Exercise brief: Output all the data exactly. Pictures do not belong in the copy.
* * *
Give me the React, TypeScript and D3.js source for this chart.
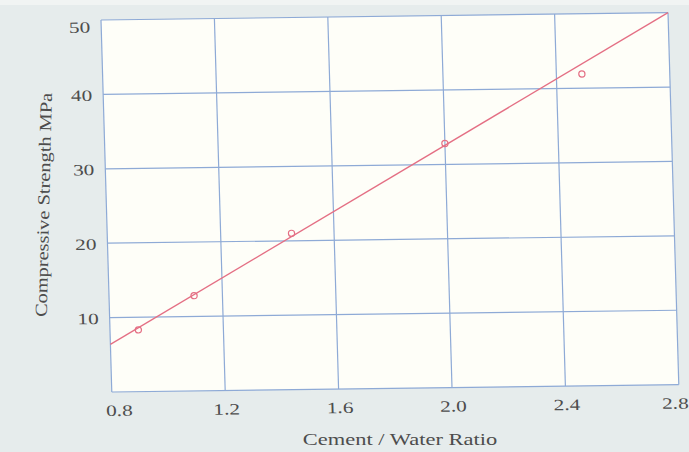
import React from "react";
import * as d3 from "d3";

// Data
const ratios = [0.9, 1.1, 1.45, 2.0, 2.49];
const strengths = [8.3, 12.8, 21.0, 32.8, 41.9];
const fitRatios = [0.8, 2.8];
const fitStrengths = [6.4, 50];
const xTicks = [0.8, 1.2, 1.6, 2.0, 2.4, 2.8];
const yTicks = [10, 20, 30, 40, 50];
const xTitle = "Cement / Water Ratio";
const yTitle = "Compressive Strength MPa";

const W = 689;
const H = 452;
const L = 101, R = 668, T = 20, B = 392;
const skewA = 0.029;
const skewB = -0.013;
const FONT = "'Liberation Serif', 'Times New Roman', serif";
const GRID = "#8eaad6";
const RED = "#e46f84";
const TEXT = "#4d4d4d";

export default function App() {
  const x = d3.scaleLinear().domain([0.8, 2.8]).range([L, R]);
  const y = d3.scaleLinear().domain([0, 50]).range([B, T]);
  const fmt = d3.format(".1f");
  const fitLine = d3
    .line<number>()
    .x((d) => x(d))
    .y((_, i) => y(fitStrengths[i]));

  const xShift = (i: number) => (i === 0 ? 7 : i === xTicks.length - 1 ? -4 : 1);

  return (
    <svg
      width={W}
      height={H}
      style={{ position: "absolute", left: 0, top: 0 }}
      xmlns="http://www.w3.org/2000/svg"
    >
      <rect x={0} y={0} width={W} height={H} fill="#e6ecec" />
      <rect x={0} y={0} width={W} height={5} fill="#f1f4f3" />
      <g transform={`translate(${L},${T}) matrix(1,${skewB},${skewA},1,0,0) translate(${-L},${-T})`}>
        <rect x={L} y={T} width={R - L} height={B - T} fill="#fefef8" />
        {xTicks.map((v) => (
          <line key={"gx" + v} x1={x(v)} x2={x(v)} y1={T} y2={B} stroke={GRID} strokeWidth={1.2} />
        ))}
        {[0, ...yTicks].map((v) => (
          <line key={"gy" + v} x1={L} x2={R} y1={y(v)} y2={y(v)} stroke={GRID} strokeWidth={1.2} />
        ))}
        <path d={fitLine(fitRatios) || ""} fill="none" stroke={RED} strokeWidth={1.3} />
        {ratios.map((r, i) => (
          <circle
            key={"p" + i}
            cx={x(r)}
            cy={y(strengths[i])}
            r={3.1}
            fill="none"
            stroke={RED}
            strokeWidth={1.2}
          />
        ))}
        {yTicks.map((v, i) => (
          <g key={"ty" + v} transform={`translate(90,${y(v) + (i === yTicks.length - 1 ? 7 : 0.8)}) scale(1.35,1)`}>
            <text
              x={0}
              y={0}
              textAnchor="end"
              dominantBaseline="central"
              fontFamily={FONT}
              fontSize={15.8}
              fill={TEXT}
            >
              {v}
            </text>
          </g>
        ))}
        {xTicks.map((v, i) => (
          <g key={"tx" + v} transform={`translate(${x(v) + xShift(i)},416) scale(1.35,1)`}>
            <text x={0} y={0} textAnchor="middle" fontFamily={FONT} fontSize={15.8} fill={TEXT}>
              {fmt(v)}
            </text>
          </g>
        ))}
      </g>
      <g transform="translate(400,445) scale(1.27,1)">
        <text x={0} y={0} textAnchor="middle" fontFamily={FONT} fontSize={17.7} fill={TEXT}>
          {xTitle}
        </text>
      </g>
      <g transform="translate(49.3,205) rotate(-88.7) scale(1.2,1)">
        <text x={0} y={0} textAnchor="middle" fontFamily={FONT} fontSize={17} fill={TEXT}>
          {yTitle}
        </text>
      </g>
    </svg>
  );
}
* * *
Task solution:
Give me the React, TypeScript and D3.js source for this chart.
import React from "react";
import * as d3 from "d3";

// Data
const ratios = [0.9, 1.1, 1.45, 2.0, 2.49];
const strengths = [8.3, 12.8, 21.0, 32.8, 41.9];
const fitRatios = [0.8, 2.8];
const fitStrengths = [6.4, 50];
const xTicks = [0.8, 1.2, 1.6, 2.0, 2.4, 2.8];
const yTicks = [10, 20, 30, 40, 50];
const xTitle = "Cement / Water Ratio";
const yTitle = "Compressive Strength MPa";

const W = 689;
const H = 452;
const L = 101, R = 668, T = 20, B = 392;
const skewA = 0.029;
const skewB = -0.013;
const FONT = "'Liberation Serif', 'Times New Roman', serif";
const GRID = "#8eaad6";
const RED = "#e46f84";
const TEXT = "#4d4d4d";

export default function App() {
  const x = d3.scaleLinear().domain([0.8, 2.8]).range([L, R]);
  const y = d3.scaleLinear().domain([0, 50]).range([B, T]);
  const fmt = d3.format(".1f");
  const fitLine = d3
    .line<number>()
    .x((d) => x(d))
    .y((_, i) => y(fitStrengths[i]));

  const xShift = (i: number) => (i === 0 ? 7 : i === xTicks.length - 1 ? -4 : 1);

  return (
    <svg
      width={W}
      height={H}
      style={{ position: "absolute", left: 0, top: 0 }}
      xmlns="http://www.w3.org/2000/svg"
    >
      <rect x={0} y={0} width={W} height={H} fill="#e6ecec" />
      <rect x={0} y={0} width={W} height={5} fill="#f1f4f3" />
      <g transform={`translate(${L},${T}) matrix(1,${skewB},${skewA},1,0,0) translate(${-L},${-T})`}>
        <rect x={L} y={T} width={R - L} height={B - T} fill="#fefef8" />
        {xTicks.map((v) => (
          <line key={"gx" + v} x1={x(v)} x2={x(v)} y1={T} y2={B} stroke={GRID} strokeWidth={1.2} />
        ))}
        {[0, ...yTicks].map((v) => (
          <line key={"gy" + v} x1={L} x2={R} y1={y(v)} y2={y(v)} stroke={GRID} strokeWidth={1.2} />
        ))}
        <path d={fitLine(fitRatios) || ""} fill="none" stroke={RED} strokeWidth={1.3} />
        {ratios.map((r, i) => (
          <circle
            key={"p" + i}
            cx={x(r)}
            cy={y(strengths[i])}
            r={3.1}
            fill="none"
            stroke={RED}
            strokeWidth={1.2}
          />
        ))}
        {yTicks.map((v, i) => (
          <g key={"ty" + v} transform={`translate(90,${y(v) + (i === yTicks.length - 1 ? 7 : 0.8)}) scale(1.35,1)`}>
            <text
              x={0}
              y={0}
              textAnchor="end"
              dominantBaseline="central"
              fontFamily={FONT}
              fontSize={15.8}
              fill={TEXT}
            >
              {v}
            </text>
          </g>
        ))}
        {xTicks.map((v, i) => (
          <g key={"tx" + v} transform={`translate(${x(v) + xShift(i)},416) scale(1.35,1)`}>
            <text x={0} y={0} textAnchor="middle" fontFamily={FONT} fontSize={15.8} fill={TEXT}>
              {fmt(v)}
            </text>
          </g>
        ))}
      </g>
      <g transform="translate(400,445) scale(1.27,1)">
        <text x={0} y={0} textAnchor="middle" fontFamily={FONT} fontSize={17.7} fill={TEXT}>
          {xTitle}
        </text>
      </g>
      <g transform="translate(49.3,205) rotate(-88.7) scale(1.2,1)">
        <text x={0} y={0} textAnchor="middle" fontFamily={FONT} fontSize={17} fill={TEXT}>
          {yTitle}
        </text>
      </g>
    </svg>
  );
}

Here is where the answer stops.